[RAW DATA]:
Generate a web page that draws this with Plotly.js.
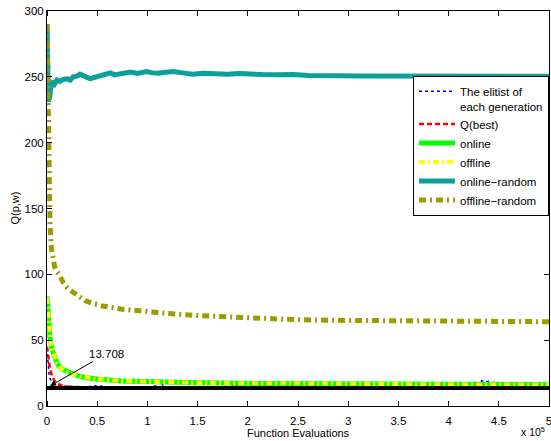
<!DOCTYPE html>
<html>
<head>
<meta charset="utf-8">
<script src="https://cdn.plot.ly/plotly-3.0.1.min.js"></script>
<style>html,body{margin:0;padding:0;background:#fff;}#chart{width:551px;height:441px;}</style>
</head>
<body>
<div id="chart"></div>
<script>
// ---- data ----
const elitistX = [0, 500, 1000, 1500, 2000, 3000, 4000, 5000, 7000, 10000, 15000, 20000, 30000, 40000, 48000, 51000, 54000, 60000, 75000, 90000, 105000, 110000, 113000, 116000, 130000, 150000, 170000, 184000, 187000, 190000, 210000, 222000, 225000, 228000, 250000, 270000, 284000, 287000, 290000, 305000, 315000, 318000, 321000, 340000, 360000, 373000, 376000, 379000, 400000, 420000, 430000, 433000, 436000, 440000, 444000, 448000, 452000, 465000, 468000, 471000, 485000, 500000];
const elitistY = [44, 37, 31, 27, 24, 21, 19, 18, 16.5, 15.6, 15.1, 14.9, 14.7, 14.6, 15.4, 14.7, 15.2, 14.6, 14.5, 14.5, 14.5, 15.6, 18.6, 14.6, 14.5, 14.5, 14.5, 14.6, 17.8, 14.6, 14.5, 14.6, 18.5, 14.6, 14.5, 14.5, 14.6, 16.6, 14.5, 14.5, 14.6, 18.0, 14.6, 14.5, 14.5, 14.6, 16.4, 14.5, 14.5, 14.6, 15.0, 19.2, 18.2, 18.8, 17.6, 18.4, 14.6, 14.5, 17.3, 14.6, 14.5, 14.5];

const bestX = [0, 1000, 2000, 3000, 5000, 7500, 10000, 15000, 20000, 30000, 50000, 100000, 200000, 300000, 400000, 500000];
const bestY = [45, 38, 32, 28, 23, 19, 17, 15.5, 14.8, 14.3, 14.1, 14.0, 13.95, 13.9, 13.9, 13.9];

const onlineX = [0, 1000, 2000, 3000, 5000, 7500, 10000, 15000, 20000, 30000, 40000, 50000, 75000, 100000, 150000, 200000, 250000, 300000, 350000, 400000, 450000, 500000];
const onlineY = [83, 70, 58, 52, 43, 37, 32.5, 28, 26, 23, 21.5, 20.5, 19, 18.3, 17.6, 17.2, 16.9, 16.7, 16.5, 16.4, 16.3, 16.2];

const offlineX = [0, 1000, 2000, 3000, 5000, 7500, 10000, 15000, 20000, 30000, 40000, 50000, 75000, 100000, 150000, 200000, 250000, 300000, 350000, 400000, 450000, 500000];
const offlineY = [82, 69, 58, 52, 43, 37, 32.5, 28, 26, 23, 21.5, 20.5, 19, 18.3, 17.6, 17.2, 16.9, 16.7, 16.5, 16.4, 16.3, 16.2];

const onlineRandomX = [0, 500, 1000, 1500, 2000, 2500, 3000, 4000, 5000, 6000, 8000, 10000, 13000, 16000, 20000, 23000, 26000, 30000, 33000, 38000, 43000, 47000, 50000, 56000, 60000, 63000, 67000, 70000, 76000, 83000, 90000, 95000, 99000, 105000, 111000, 118000, 126000, 135000, 145000, 155000, 165000, 180000, 192000, 202000, 215000, 230000, 245000, 260000, 275000, 290000, 310000, 335000, 355000, 370000, 385000, 401000, 420000, 440000, 460000, 484000, 500000];
const onlineRandomY = [290, 262, 236, 231, 240, 233, 238, 245, 242, 247, 245, 247.6, 246.5, 248, 248.5, 247.5, 250, 250.5, 252, 250.5, 248.5, 249.5, 250, 251, 252.5, 253, 251.5, 252, 253, 253.7, 252.5, 253.5, 254, 253, 252.7, 253.5, 254, 253, 252, 252.8, 252.2, 252, 252.6, 252, 251.7, 251.5, 251.8, 251, 251.3, 250.8, 250.6, 250.6, 250.3, 250.6, 250.4, 251, 250.7, 250.6, 250.9, 250.8, 250.5];

const offlineRandomX = [0, 500, 1000, 1500, 2000, 2500, 3000, 4000, 5500, 7500, 10000, 12000, 16000, 20000, 25000, 30000, 38000, 45000, 55000, 75000, 100000, 125000, 150000, 200000, 250000, 300000, 350000, 400000, 450000, 500000];
const offlineRandomY = [290, 255, 222, 200, 172, 152, 140, 122, 113, 106, 102, 100, 94, 90, 87, 84, 80, 78, 76, 73.5, 71.5, 70, 68.7, 66.8, 65.5, 65, 64.7, 64.5, 64.3, 64];

const optimumX = [0, 500000];
const optimumY = [13.708, 13.708];

const xTickVals = [0, 50000, 100000, 150000, 200000, 250000, 300000, 350000, 400000, 450000, 500000];
const xTickText = ['0', '0.5', '1', '1.5', '2', '2.5', '3', '3.5', '4', '4.5', '5'];
const yTickVals = [0, 50, 100, 150, 200, 250, 300];

const FONT = 'Liberation Sans, Arial, Helvetica, sans-serif';

const traces = [
  {x: elitistX, y: elitistY, name: 'The elitist of<br>each generation', mode: 'lines',
   line: {color: '#0000ff', width: 1.5, dash: 'dot'}},
  {x: bestX, y: bestY, name: 'Q(best)', mode: 'lines',
   line: {color: '#ff0000', width: 2.5, dash: '5px,3px'}},
  {x: onlineX, y: onlineY, name: 'online', mode: 'lines',
   line: {color: '#00ff00', width: 5}},
  {x: offlineX, y: offlineY, name: 'offline', mode: 'lines',
   line: {color: '#ffff00', width: 4, dash: '6px,3px,2px,3px'}},
  {x: onlineRandomX, y: onlineRandomY, name: 'online\u2212random', mode: 'lines',
   line: {color: '#0aa09c', width: 5}},
  {x: offlineRandomX, y: offlineRandomY, name: 'offline\u2212random', mode: 'lines',
   line: {color: '#9c9c00', width: 5, dash: '7px,4px,2px,4px'}},
  {x: optimumX, y: optimumY, name: 'optimum', mode: 'lines', showlegend: false,
   line: {color: '#000000', width: 4}}
];

const layout = {
  width: 551, height: 441,
  margin: {l: 47, r: 2, t: 11, b: 35, pad: 0},
  paper_bgcolor: '#ffffff', plot_bgcolor: '#ffffff',
  font: {family: FONT, size: 11, color: '#000'},
  showlegend: true,
  legend: {
    x: 1, xanchor: 'right', y: 0.835, yanchor: 'top',
    bgcolor: '#ffffff', bordercolor: '#000000', borderwidth: 1,
    font: {family: FONT, size: 11.5, color: '#000'},
    tracegroupgap: 0, valign: 'top', itemwidth: 36
  },
  xaxis: {
    range: [0, 500000], tickmode: 'array', tickvals: xTickVals, ticktext: xTickText,
    showline: true, mirror: 'ticks', linecolor: '#000', linewidth: 1,
    ticks: 'outside', ticklen: 4, tickcolor: 'rgba(255,255,255,0)',
    minor: {tickmode: 'array', tickvals: xTickVals, ticks: 'inside', ticklen: 5, tickcolor: '#000', showgrid: false},
    showgrid: false, zeroline: false, automargin: false, ticklabeloverflow: 'allow',
    tickfont: {family: FONT, size: 11.5, color: '#000'}
  },
  yaxis: {
    range: [0, 300], tickmode: 'array', tickvals: yTickVals,
    showline: true, mirror: 'ticks', linecolor: '#000', linewidth: 1,
    ticks: 'inside', ticklen: 5, tickcolor: '#000', showgrid: false, zeroline: false, automargin: false,
    tickfont: {family: FONT, size: 11.5, color: '#000'}
  },
  annotations: [
    {x: 3000, y: 15.2, xref: 'x', yref: 'y', text: '13.708', showarrow: true,
     arrowhead: 2, arrowsize: 1.2, arrowwidth: 1, arrowcolor: '#000', ax: 56, ay: -32,
     font: {family: FONT, size: 11.5, color: '#000'}},
    {x: 0.5, y: -0.068, xref: 'paper', yref: 'paper', xanchor: 'center', yanchor: 'middle',
     text: 'Function Evaluations', showarrow: false, font: {family: FONT, size: 11, color: '#000'}},
    {x: -0.0657, y: 0.5, xref: 'paper', yref: 'paper', xanchor: 'center', yanchor: 'middle',
     text: 'Q(p,w)', textangle: -90, showarrow: false, font: {family: FONT, size: 11, color: '#000'}},
    {x: 0.997, y: -0.086, xref: 'paper', yref: 'paper', xanchor: 'right', yanchor: 'bottom',
     text: 'x 10<sup>5</sup>', showarrow: false, font: {family: FONT, size: 10.5, color: '#000'}}
  ]
};

Plotly.newPlot('chart', traces, layout, {displayModeBar: false, staticPlot: true});
</script>
</body>
</html>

[YOUR GOAL]: Leave the pictures out and please restate exactly the lines running from the start of the material through the one with "13.9, 13.9, 13.9];".

[RESPONSE]:
Generate a web page that draws this with Plotly.js.
<!DOCTYPE html>
<html>
<head>
<meta charset="utf-8">
<script src="https://cdn.plot.ly/plotly-3.0.1.min.js"></script>
<style>html,body{margin:0;padding:0;background:#fff;}#chart{width:551px;height:441px;}</style>
</head>
<body>
<div id="chart"></div>
<script>
// ---- data ----
const elitistX = [0, 500, 1000, 1500, 2000, 3000, 4000, 5000, 7000, 10000, 15000, 20000, 30000, 40000, 48000, 51000, 54000, 60000, 75000, 90000, 105000, 110000, 113000, 116000, 130000, 150000, 170000, 184000, 187000, 190000, 210000, 222000, 225000, 228000, 250000, 270000, 284000, 287000, 290000, 305000, 315000, 318000, 321000, 340000, 360000, 373000, 376000, 379000, 400000, 420000, 430000, 433000, 436000, 440000, 444000, 448000, 452000, 465000, 468000, 471000, 485000, 500000];
const elitistY = [44, 37, 31, 27, 24, 21, 19, 18, 16.5, 15.6, 15.1, 14.9, 14.7, 14.6, 15.4, 14.7, 15.2, 14.6, 14.5, 14.5, 14.5, 15.6, 18.6, 14.6, 14.5, 14.5, 14.5, 14.6, 17.8, 14.6, 14.5, 14.6, 18.5, 14.6, 14.5, 14.5, 14.6, 16.6, 14.5, 14.5, 14.6, 18.0, 14.6, 14.5, 14.5, 14.6, 16.4, 14.5, 14.5, 14.6, 15.0, 19.2, 18.2, 18.8, 17.6, 18.4, 14.6, 14.5, 17.3, 14.6, 14.5, 14.5];

const bestX = [0, 1000, 2000, 3000, 5000, 7500, 10000, 15000, 20000, 30000, 50000, 100000, 200000, 300000, 400000, 500000];
const bestY = [45, 38, 32, 28, 23, 19, 17, 15.5, 14.8, 14.3, 14.1, 14.0, 13.95, 13.9, 13.9, 13.9];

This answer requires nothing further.